New Morning Consult Research Finds Policies Requiring Apps & Websites to Carry Objectionable Content Could Damage Digital Economy

Washington – The Computer & Communications Industry Association (CCIA) Research Center released a new survey experiment conducted by Morning Consult on the impact of objectionable user-generated content on social media sites and digital advertising. The experiment results find that content like hate speech, offensive material, misinformation, and other content that users consider objectionable not only damages the brand of the website or app hosting the content, but harms the brand of companies advertising on the site.
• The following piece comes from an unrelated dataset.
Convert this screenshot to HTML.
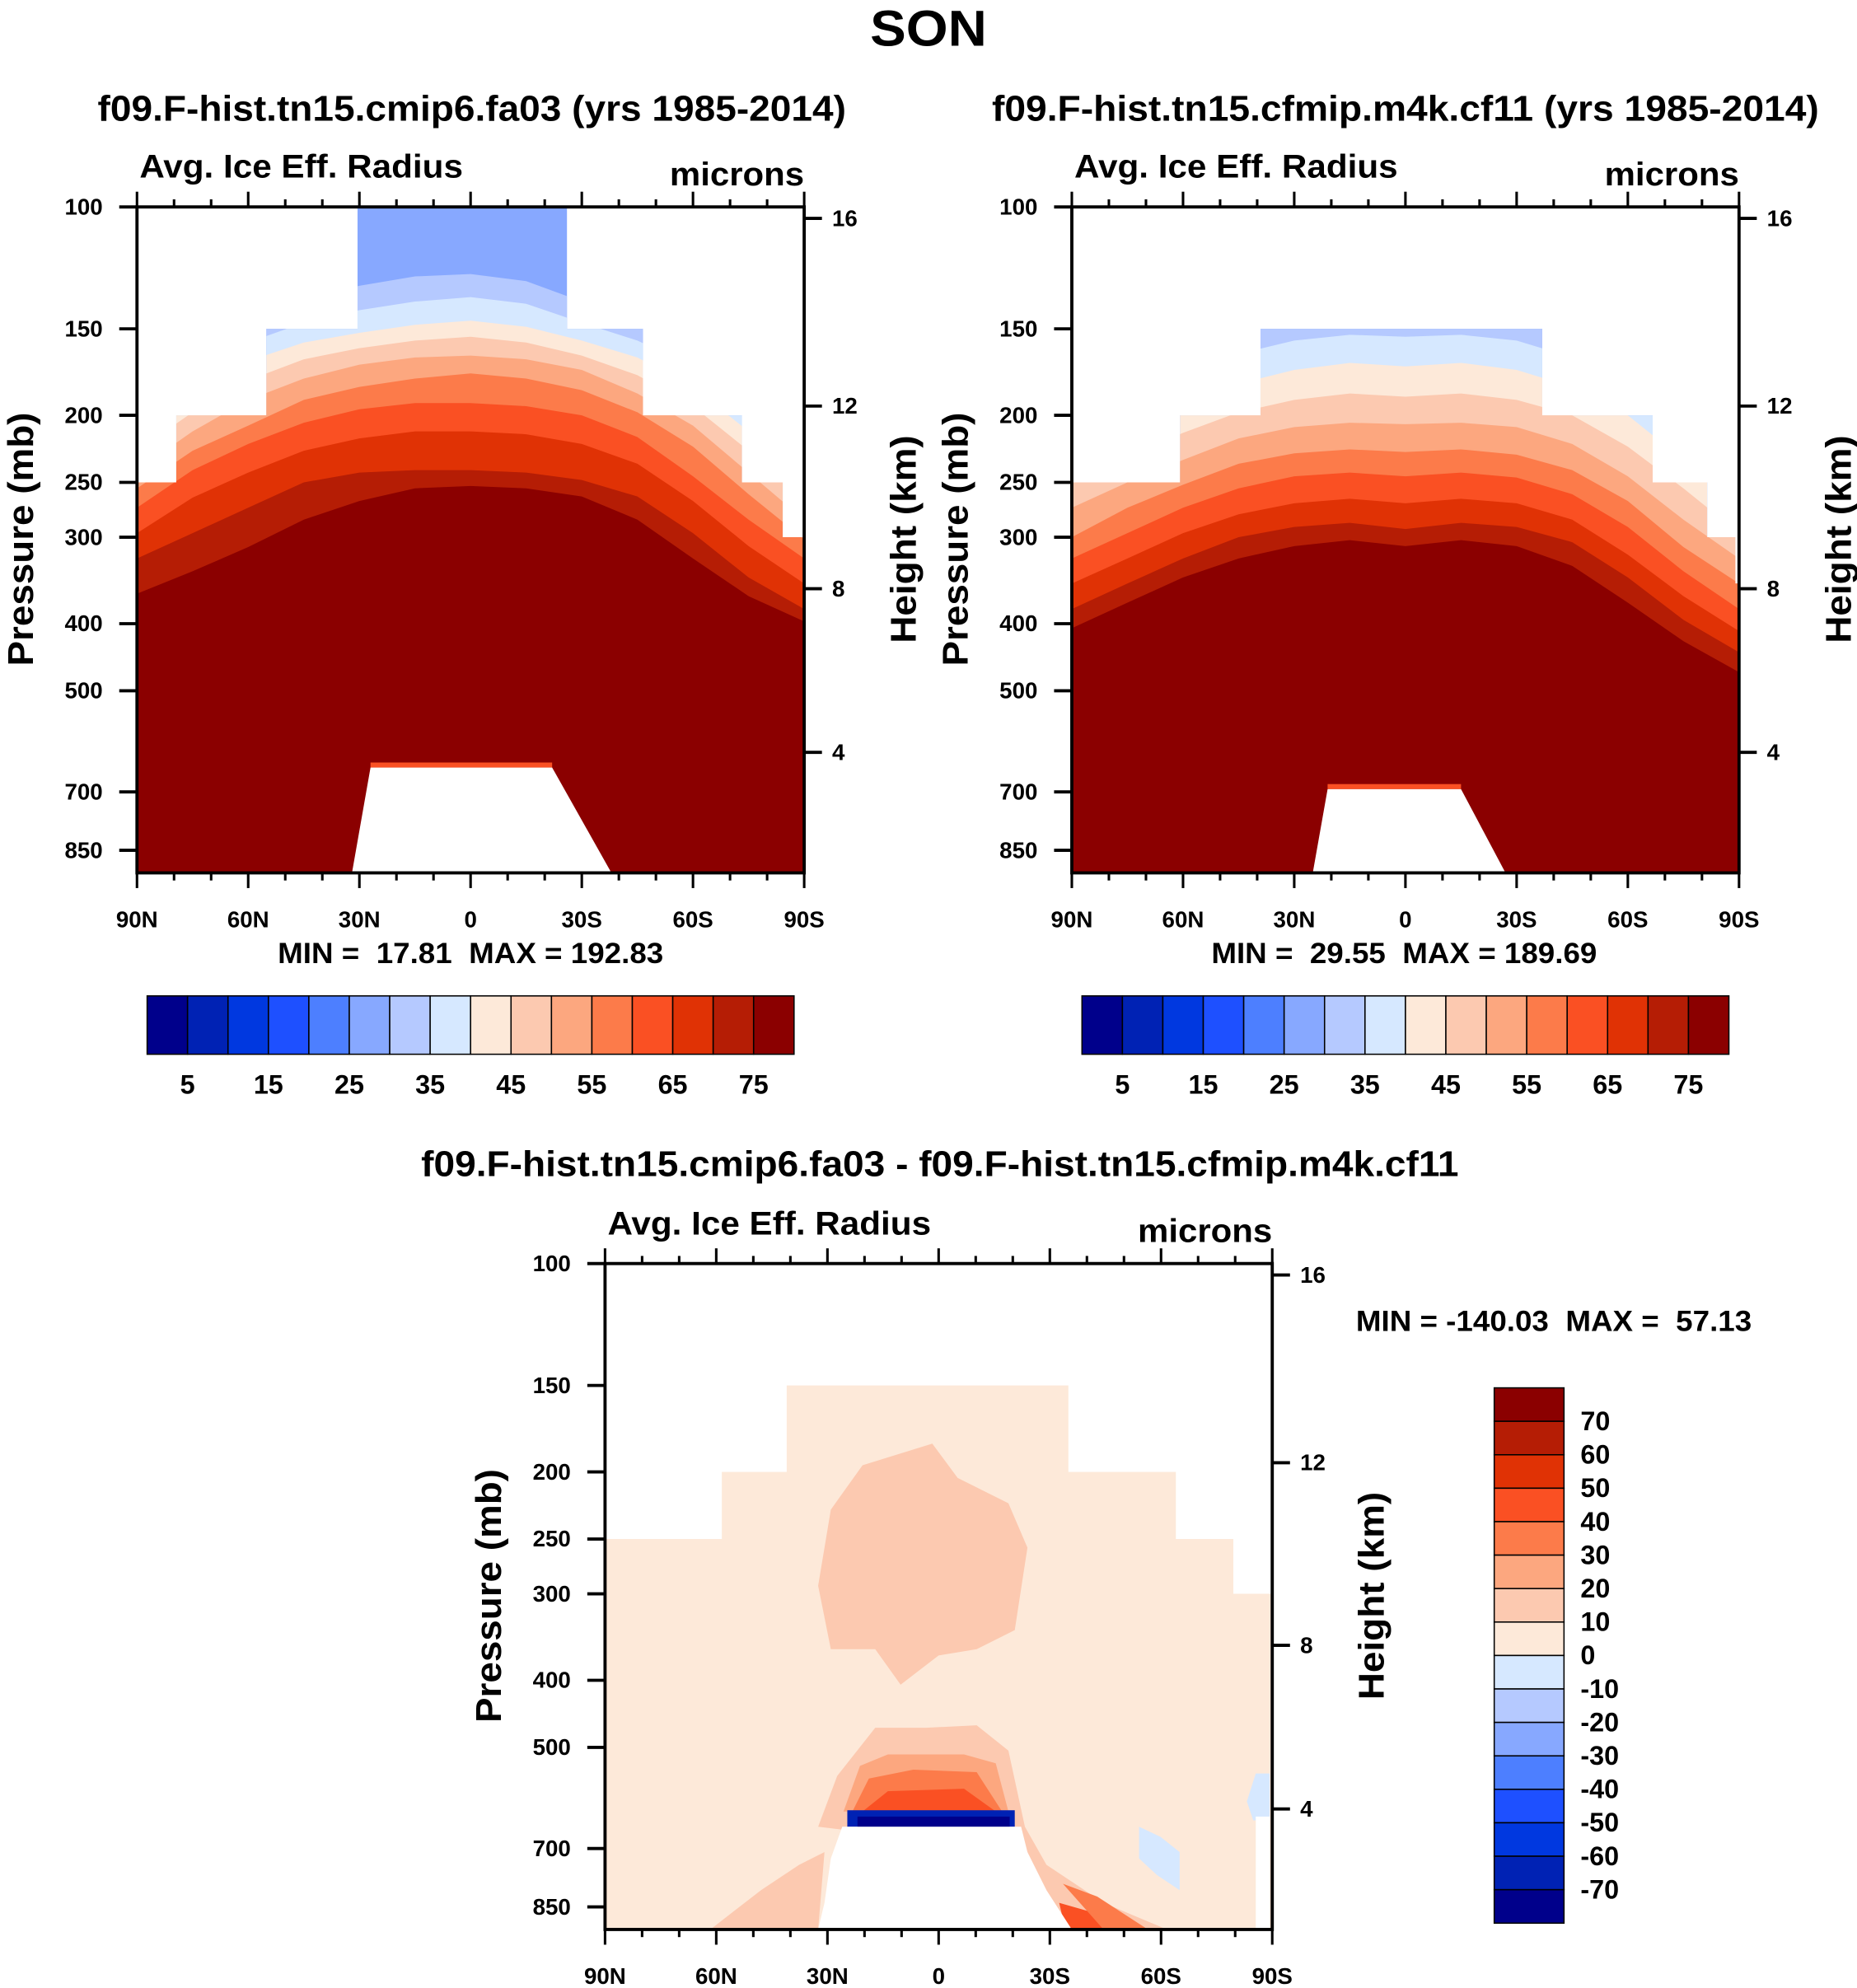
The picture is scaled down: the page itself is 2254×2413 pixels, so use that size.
<!DOCTYPE html>
<html><head><meta charset="utf-8"><style>
html,body{margin:0;padding:0;background:#fff;}
svg{display:block;font-family:"Liberation Sans",Arial,sans-serif;font-weight:bold;}
text{white-space:pre;}
</style></head><body>
<svg id="fig" xmlns="http://www.w3.org/2000/svg" width="2254" height="2413" viewBox="0 0 1464 1567">
<text x="732" y="36" font-size="40" text-anchor="middle" textLength="92" lengthAdjust="spacingAndGlyphs">SON</text>
</svg>
<script>
// ---------- data ----------
const lats = [90,75,60,45,30,15,0,-15,-30,-45,-60,-75,-90];
const levels1 = [30,35,40,45,50,55,60,65,70,75];
const p1c30=[194,171,151,135,130,126,125,128,137,147,164,194,230];
const p1c35=[200,178,157,147,141,137,135,138,147,156,170,200,240];
const p1c40=[211,186,167,157,152,148,146,149,156,165,182,211,250];
const p1c45=[225,198,178,166,160,156,154,157,164,175,194,225,266];
const p1c50=[240,211,190,177,169,165,164,166,172,186,207,242,283];
const p1c55=[255,225,207,190,182,177,174,177,184,198,222,260,302];
const p1c60=[272,240,220,205,196,192,192,194,200,215,245,283,322];
const p1c65=[296,263,242,225,216,211,211,213,220,235,266,309,350];
const p1c70=[322,296,272,250,242,240,240,242,248,262,296,343,381];
const p1c75=[362,336,310,283,266,255,253,255,262,283,322,365,397];
const p2c30=[190,175,160,148,142,139,140,139,142,150,165,190,230];
const p2c35=[210,192,176,163,156,153,154,153,156,165,182,210,250];
const p2c40=[230,210,194,180,172,168,170,168,172,182,200,232,270];
const p2c45=[250,230,212,198,190,186,188,186,190,200,222,255,296];
const p2c50=[272,250,232,216,208,205,206,205,208,220,245,283,322];
const p2c55=[300,272,252,235,227,224,226,224,228,240,266,310,350];
const p2c60=[322,296,272,255,245,242,245,242,246,260,290,336,381];
const p2c65=[350,322,296,278,268,264,268,264,268,283,318,365,410];
const p2c70=[381,350,322,300,290,286,292,286,290,305,343,395,440];
const p2c75=[406,373,343,322,309,303,309,303,309,330,373,424,470];
const dom1Lat=[90,79.4,55.1,30.5,-26,-46.5,-73.2,-84.2,-90];
const dom1P=[250,200,150,100,150,200,250,300];
const dom2Lat=[90,60.8,39.1,-36.9,-66.7,-81.4,-89,-90];
const dom2P=[250,200,150,200,250,300,350];
const dom3Lat=[90,58.5,41,-35,-64,-79.5,-85,-90];
const dom3P=[250,200,150,200,250,300,300];
const pTicks=[100,150,200,250,300,400,500,700,850];
const kmTicks=[16,12,8,4];
const kmOffsets=[9,157,301,430];
const xLabels=['90N','60N','30N','0','30S','60S','90S'];
const cbColors=['#00008b','#0022b4','#0038e0','#1e50ff','#4d7fff','#87a8ff','#b5c9ff','#d6e8ff','#fde9d9','#fcc9b0','#fca77f','#fc7b4a','#fa5023','#e03205','#b51d05','#8b0000'];
const cbLabels=[5,15,25,35,45,55,65,75];
const diffLabels=[70,60,50,40,30,20,10,0,-10,-20,-30,-40,-50,-60,-70];

const NS='http://www.w3.org/2000/svg';
const svg=document.getElementById('fig');
function mk(tag,attrs,parent){const e=document.createElementNS(NS,tag);for(const k in attrs)e.setAttribute(k,attrs[k]);(parent||svg).appendChild(e);return e;}
function txt(s,attrs,parent){const e=mk('text',attrs,parent);e.textContent=s;return e;}
function fit(e,len){e.setAttribute('textLength',len);e.setAttribute('lengthAdjust','spacingAndGlyphs');}

function panel(X0,Y0){
  const W=526,H=525;
  const sx=lat=>X0+(90-lat)/180*W;
  const sy=p=>Y0+237*Math.log(p/100);
  return {X0,Y0,W,H,sx,sy};
}
function domainPath(P,dLat,dP){
  let d=`M${P.sx(dLat[0])},${P.Y0+P.H}`;
  for(let i=0;i<dP.length;i++){d+=` L${P.sx(dLat[i])},${P.sy(dP[i])} L${P.sx(dLat[i+1])},${P.sy(dP[i])}`;}
  d+=` L${P.sx(dLat[dLat.length-1])},${P.Y0+P.H} Z`;return d;
}
function axes(P,name){
  const g=mk('g',{});
  
  
  mk('rect',{x:P.X0,y:P.Y0,width:P.W,height:P.H,fill:'none',stroke:'#000','stroke-width':2.5},g);
  for(const p of pTicks){
    const y=P.sy(p);
    mk('line',{x1:P.X0-14,x2:P.X0,y1:y,y2:y,stroke:'#000','stroke-width':2.5},g);
    const t=txt(String(p),{x:P.X0-27,y:y+6,'font-size':18,'text-anchor':'end'},g);
    
    
  }
  kmTicks.forEach((k,i)=>{
    const y=P.Y0+kmOffsets[i];
    mk('line',{x1:P.X0+P.W,x2:P.X0+P.W+14,y1:y,y2:y,stroke:'#000','stroke-width':2.5},g);
    const t=txt(String(k),{x:P.X0+P.W+22,y:y+6,'font-size':18},g);
    
    
  });
  for(let lat=90;lat>=-90;lat-=10){
    const x=P.sx(lat),maj=lat%30===0,L=maj?12:6;
    mk('line',{x1:x,x2:x,y1:P.Y0-L,y2:P.Y0,stroke:'#000','stroke-width':2},g);
    mk('line',{x1:x,x2:x,y1:P.Y0+P.H,y2:P.Y0+P.H+L,stroke:'#000','stroke-width':2},g);
  }
  xLabels.forEach((s,i)=>{
    const t=txt(s,{x:P.sx(90-30*i),y:P.Y0+P.H+43,'font-size':18,'text-anchor':'middle'},g);
    
    
  });
  const yt=txt('Pressure (mb)',{transform:`translate(${P.X0-82},${P.Y0+262}) rotate(-90)`,'font-size':28,'text-anchor':'middle'},g);
  fit(yt,200);
  
  
  const rt=txt('Height (km)',{transform:`translate(${P.X0+P.W+88},${P.Y0+262}) rotate(-90)`,'font-size':28,'text-anchor':'middle'},g);
  fit(rt,164);
  
  
  const a=txt('Avg. Ice Eff. Radius',{x:P.X0+2,y:P.Y0-23,'font-size':26},g);
  fit(a,255);
  
  
  const m=txt('microns',{x:P.X0+P.W,y:P.Y0-17,'font-size':26,'text-anchor':'end'},g);
  fit(m,106);
  
  
}
function contourPanel(P,name,curves,dLat,dP,topo,topoY){
  const cid='clip-'+name;
  const cp=mk('clipPath',{id:cid});
  mk('path',{d:domainPath(P,dLat,dP)},cp);
  const g=mk('g',{'clip-path':`url(#${cid})`});
  
  
  mk('rect',{x:P.X0,y:P.Y0,width:P.W,height:P.H,fill:cbColors[5]},g);
  curves.forEach((c,k)=>{
    let d='';
    lats.forEach((lat,i)=>{d+=(i?' L':'M')+P.sx(lat)+','+P.sy(c[i]);});
    d+=` L${P.X0+P.W},${P.Y0+P.H} L${P.X0},${P.Y0+P.H} Z`;
    const e=mk('path',{d,fill:cbColors[6+k]},g);
    
    
  });
  mk('rect',{x:P.sx(topo[1]),y:topoY-4,width:P.sx(topo[2])-P.sx(topo[1]),height:4,fill:'#fa5023'},g);
  const t=mk('path',{d:`M${P.sx(topo[0])},${P.Y0+P.H} L${P.sx(topo[1])},${topoY} L${P.sx(topo[2])},${topoY} L${P.sx(topo[3])},${P.Y0+P.H} Z`,fill:'#fff'},g);
  
  
}
function hbar(x0,y0,name){
  const g=mk('g',{});
  
  
  const w=510/16;
  cbColors.forEach((c,i)=>mk('rect',{x:x0+i*w,y:y0,width:w,height:46,fill:c,stroke:'#000','stroke-width':1},g));
  cbLabels.forEach((v,i)=>{const t=txt(String(v),{x:x0+(2*i+1)*w,y:y0+77,'font-size':21,'text-anchor':'middle'},g);
    });
}

const P1=panel(108,163);
contourPanel(P1,'panel1',[p1c30,p1c35,p1c40,p1c45,p1c50,p1c55,p1c60,p1c65,p1c70,p1c75],dom1Lat,dom1P,[32,27,-22,-38],605);
axes(P1,'panel1');
let t=txt('f09.F-hist.tn15.cmip6.fa03 (yrs 1985-2014)',{x:372,y:95,'font-size':28,'text-anchor':'middle'});
fit(t,590);

t=txt('MIN =  17.81  MAX = 192.83',{x:371,y:759,'font-size':23,'text-anchor':'middle'});
fit(t,304);

hbar(116,785,'panel1-colorbar');

const P2=panel(845,163);
contourPanel(P2,'panel2',[p2c30,p2c35,p2c40,p2c45,p2c50,p2c55,p2c60,p2c65,p2c70,p2c75],dom2Lat,dom2P,[25,21,-15,-27],622);
axes(P2,'panel2');
t=txt('f09.F-hist.tn15.cfmip.m4k.cf11 (yrs 1985-2014)',{x:1108,y:95,'font-size':28,'text-anchor':'middle'});
fit(t,652);

t=txt('MIN =  29.55  MAX = 189.69',{x:1107,y:759,'font-size':23,'text-anchor':'middle'});
fit(t,304);

hbar(853,785,'panel2-colorbar');

const P3=panel(477,996);
const cp3=mk('clipPath',{id:'clip3'});
mk('path',{d:domainPath(P3,dom3Lat,dom3P)},cp3);
const g3=mk('g',{'clip-path':'url(#clip3)'});


mk('rect',{x:477,y:996,width:526,height:525,fill:'#fde9d9'},g3);
mk('path',{d:'M680,1155 L735,1138 L755,1165 L795,1185 L810,1220 L800,1285 L770,1300 L740,1305 L710,1328 L690,1300 L655,1300 L645,1250 L655,1190 Z',fill:'#fcc9b0'},g3);
mk('path',{d:'M645,1440 L660,1400 L690,1362 L730,1362 L770,1360 L795,1380 L808,1440 L825,1470 L870,1500 L920,1521 L830,1521 L810,1460 Z',fill:'#fcc9b0'},g3);
mk('path',{d:'M560,1521 L600,1490 L630,1470 L650,1460 L645,1521 Z',fill:'#fcc9b0'},g3);
mk('path',{d:'M665,1428 L678,1392 L700,1383 L760,1383 L785,1390 L795,1428 Z',fill:'#fca77f'},g3);
mk('path',{d:'M672,1428 L685,1402 L720,1395 L770,1397 L790,1428 Z',fill:'#fc7b4a'},g3);
mk('path',{d:'M680,1428 L700,1412 L760,1410 L785,1428 Z',fill:'#fa5023'},g3);
mk('path',{d:'M835,1500 L870,1510 L890,1521 L840,1521 Z',fill:'#fa5023'},g3);
mk('path',{d:'M838,1485 L865,1495 L905,1521 L870,1521 Z',fill:'#fc7b4a'},g3);
mk('rect',{x:668,y:1427,width:132,height:13,fill:'#0022b4'},g3);
mk('rect',{x:676,y:1432,width:120,height:8,fill:'#00008b'},g3);
mk('path',{d:'M898,1440 L915,1448 L930,1460 L930,1490 L912,1478 L898,1465 Z',fill:'#d6e8ff'},g3);
mk('path',{d:'M983,1420 L990,1398 L1001,1398 L1001,1435 L988,1435 Z',fill:'#d6e8ff'},g3);
mk('path',{d:'M645,1521 L650,1500 L655,1465 L664,1440 L805,1440 L810,1460 L825,1490 L845,1521 Z',fill:'#fff'},g3);
mk('rect',{x:990,y:1432,width:11,height:89,fill:'#fff'},g3);
axes(P3,'panel3');
t=txt('f09.F-hist.tn15.cmip6.fa03 - f09.F-hist.tn15.cfmip.m4k.cf11',{x:741,y:927,'font-size':28,'text-anchor':'middle'});
fit(t,818);

t=txt('MIN = -140.03  MAX =  57.13',{x:1069,y:1049,'font-size':23});
fit(t,312);

const gb=mk('g',{});


const bh=422/16;
cbColors.slice().reverse().forEach((c,i)=>mk('rect',{x:1178,y:1094+i*bh,width:55,height:bh,fill:c,stroke:'#000','stroke-width':1},gb));
diffLabels.forEach((v,i)=>{const tt=txt(String(v),{x:1246,y:1094+(i+1)*bh+7,'font-size':21},gb);
  });
</script>
</body></html>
The results suggest that policies requiring apps & websites to carry objectionable content could damage the digital economy through harms to digital services and companies that advertise on them.

2,235 survey respondents were randomly shown negative, positive or neutral social media posts accompanied by a brand advertisement. Respondents were then asked to rate the favorability of the brand (pre and post-treatment), association of the post with the ad, impact of the type of post on the likeability of the ad, association of the type of post with the website or app, and answer other questions. The results indicate that negative posts have a negative impact on the likeability and net favorability for branded ads, and negative posts have a negative impact on net favorability of the website or app they are displayed on. Also, the results indicate that when negative posts appear next to branded ads, respondents are more likely to report the ad and less likely to click the ad. 

The experimental design controls for other factors and allows for causal inference. This large-scale quantitative survey experiment with Morning Consult is one of the first public-facing empirical results on social media users’ attribution of objectionable user-generated content to social media sites and advertisers.

The following can be attributed to CCIA Director of Research and Economics Trevor Wagener:

“CCIA’s groundbreaking large survey experiment with Morning Consult shows how must-carry policies requiring social media sites to carry all legal user-generated content, including hate speech, would harm sites by associating them with brand-damaging content and reducing the value of the sites to advertisers and business users due to decreased ad clicks and brand risks. These results show why social media sites have a strong incentive to maintain rigorous digital trust and safety practices. Not all user-generated content or engagement adds value, and harmful user-generated content can damage the two-sided market economics of social media sites and harm brand reputations.”